Wenn wir mit der Bibel beten wollen, wo fangen wir dann am besten an?
-Es ist üblich, dass wir einige Bücher der Bibel als leichter zu verstehen und in unserem Leben anzuwenden betrachten. Die Evangelien, die Paulusbriefe, die Propheten und die Psalmen sind Texte, die viele als Nahrung für ihr geistliches Leben nutzen. Wenn wir anfangen, das Lesen der Heiligen Schrift in unsere spirituelle Praxis einzubeziehen, sind diese Texte ein guter Ausgangspunkt. Auf diese Weise fungiert die Bibel als spiritueller Coach, der uns durch die grundlegenden Übungen im Leben eines Christen führt, die es uns ermöglichen, geistlich zu reifen.
Wenn man über die Bibel spricht, hört man oft den Begriff "Lectio Divina". Was ist damit gemeint?

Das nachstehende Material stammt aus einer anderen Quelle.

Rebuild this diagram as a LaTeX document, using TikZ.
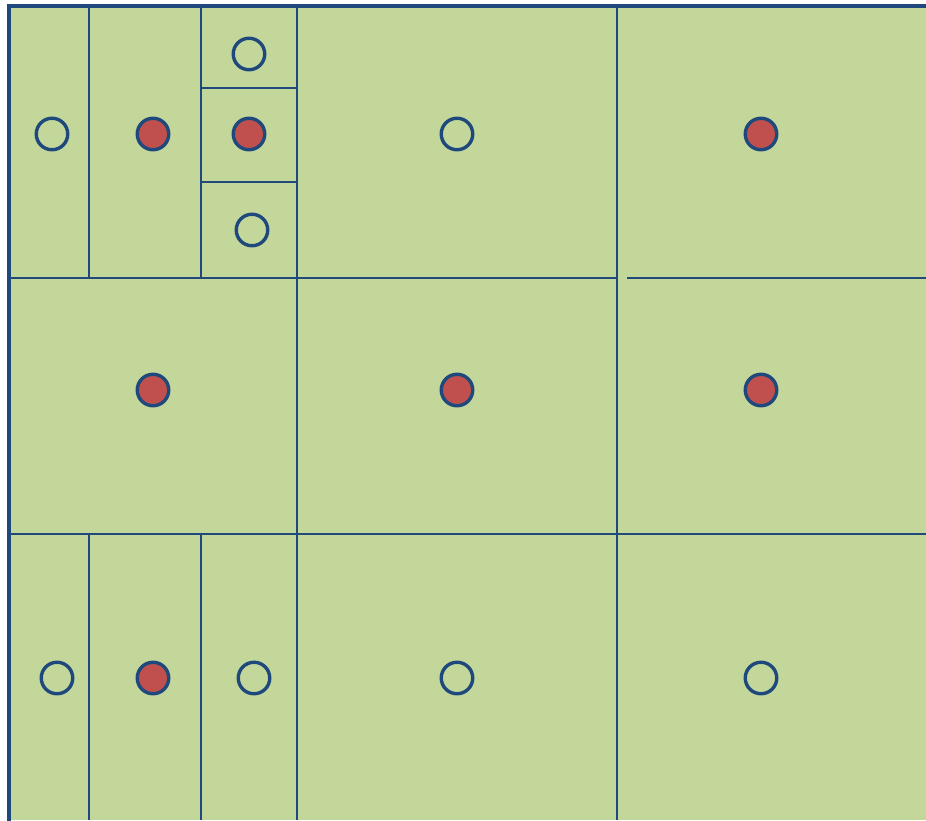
\documentclass[tikz,border=0pt]{standalone}
\definecolor{cellgreen}{HTML}{C4D79B}
\definecolor{lineblue}{HTML}{1F497D}
\definecolor{dotred}{HTML}{C0504D}
\tikzset{
  grid line/.style={draw=lineblue, line width=1.8pt},
  frame line/.style={draw=lineblue, line width=4pt},
  empty dot/.style={circle, draw=lineblue, line width=3.4pt, minimum size=31.5pt, inner sep=0pt, fill=cellgreen},
  full dot/.style={circle, draw=lineblue, line width=3.4pt, minimum size=31.5pt, inner sep=0pt, fill=dotred},
}
\begin{document}
\begin{tikzpicture}[x=1pt,y=-1pt]
\useasboundingbox (0,0) rectangle (926,820);
\fill[cellgreen] (9,6) rectangle (926,820);
% grid lines
\coordinate (v1t) at (89,6);   \coordinate (v1m) at (89,278);
\coordinate (v2t) at (201,6);  \coordinate (v2m) at (201,278);
\coordinate (v3t) at (297,6);  \coordinate (v3b) at (297,820);
\coordinate (v4t) at (617,6);  \coordinate (v4b) at (617,820);
\coordinate (v1s) at (89,534); \coordinate (v1b) at (89,820);
\coordinate (v2s) at (201,534); \coordinate (v2b) at (201,820);
\coordinate (h1l) at (9,278);  \coordinate (h1m) at (617,278);
\coordinate (h1r0) at (627,278); \coordinate (h1r) at (926,278);
\coordinate (h2l) at (9,534);  \coordinate (h2r) at (926,534);
\coordinate (s1l) at (201,88); \coordinate (s1r) at (297,88);
\coordinate (s2l) at (201,182); \coordinate (s2r) at (297,182);
\draw[grid line] (v1t) -- (v1m);
\draw[grid line] (v2t) -- (v2m);
\draw[grid line] (v3t) -- (v3b);
\draw[grid line] (v4t) -- (v4b);
\draw[grid line] (v1s) -- (v1b);
\draw[grid line] (v2s) -- (v2b);
\draw[grid line] (h1l) -- (h1m);
\draw[grid line] (h1r0) -- (h1r);
\draw[grid line] (h2l) -- (h2r);
\draw[grid line] (s1l) -- (s1r);
\draw[grid line] (s2l) -- (s2r);
% frame
\coordinate (fb) at (9,820); \coordinate (fc) at (9,6); \coordinate (fr) at (926,6);
\draw[frame line, line cap=rect] (fb) -- (fc) -- (fr);
% dots
\node[empty dot] (d1) at (52,134) {};
\node[full dot]  (d2) at (153,134) {};
\node[empty dot] (d3) at (249,54) {};
\node[full dot]  (d4) at (249,134) {};
\node[empty dot] (d5) at (252,230) {};
\node[empty dot] (d6) at (457,134) {};
\node[full dot]  (d7) at (761,134) {};
\node[full dot]  (d8) at (153,390) {};
\node[full dot]  (d9) at (457,390) {};
\node[full dot]  (d10) at (761,390) {};
\node[empty dot] (d11) at (57,678) {};
\node[full dot]  (d12) at (153,678) {};
\node[empty dot] (d13) at (254,678) {};
\node[empty dot] (d14) at (457,678) {};
\node[empty dot] (d15) at (761,678) {};
\end{tikzpicture}
\end{document}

-Die "Lectio Divina" (heilige Lesung) ist eine spirituelle Praxis, die aus der langsamen, meditativen Lektüre der Heiligen Schrift oder anderer geistlicher Klassiker besteht. Sie umfasst in der Regel vier Phasen:
- Das langsame Lesen eines kurzen Textes, um die Worte in sich aufzunehmen;
- Denken Sie darüber nach, was Gott dem Leser durch diesen Abschnitt mitteilt;
- Beten Sie, was der Text beschreibt oder aussagt;
- Denken Sie nach und ruhen Sie in der Gotteserfahrung, die diese Lesung vermittelt.
Dieser Praxis liegt die Überzeugung zugrunde, dass der Text dem Leser in seiner einzigartigen und persönlichen Situation etwas Besonderes zu sagen hat. Die Texte haben nicht nur eine wörtliche, sondern auch eine tiefe spirituelle Bedeutung. Diejenigen, die sich der Lectio Divina widmen, verbringen in der Regel zwanzig bis dreißig Minuten pro Tag mit dieser Praxis.
Was würden Sie jemandem sagen, der sagt: "Ich habe die Bibel schon viele Male gelesen, ich kann nichts mehr daraus lernen"?
-Wir lesen die Bibel nicht nur, um uns zu informieren, sondern auch, um uns zu bilden. Daher glauben die Leserinnen und Leser, dass biblische Texte nie ihre Kraft und Fähigkeit verlieren, uns auf unserem Glaubensweg zu verändern.
Die Bibel bietet dem Leser eine sakramentale Erfahrung der Begegnung mit dem Göttlichen. Er mag die Geschichte, die der Text beschreibt, bereits kennen, aber die heilige Geschichte wirkt weiter auf ihn und sein persönliches Leben. Was wir lesen, ist eine Schrift, die wir anwenden können. Es ist nicht etwas, über das man einfach nur nachdenkt, sondern das man verkörpern muss, und das erfordert die Arbeit eines ganzen Lebens.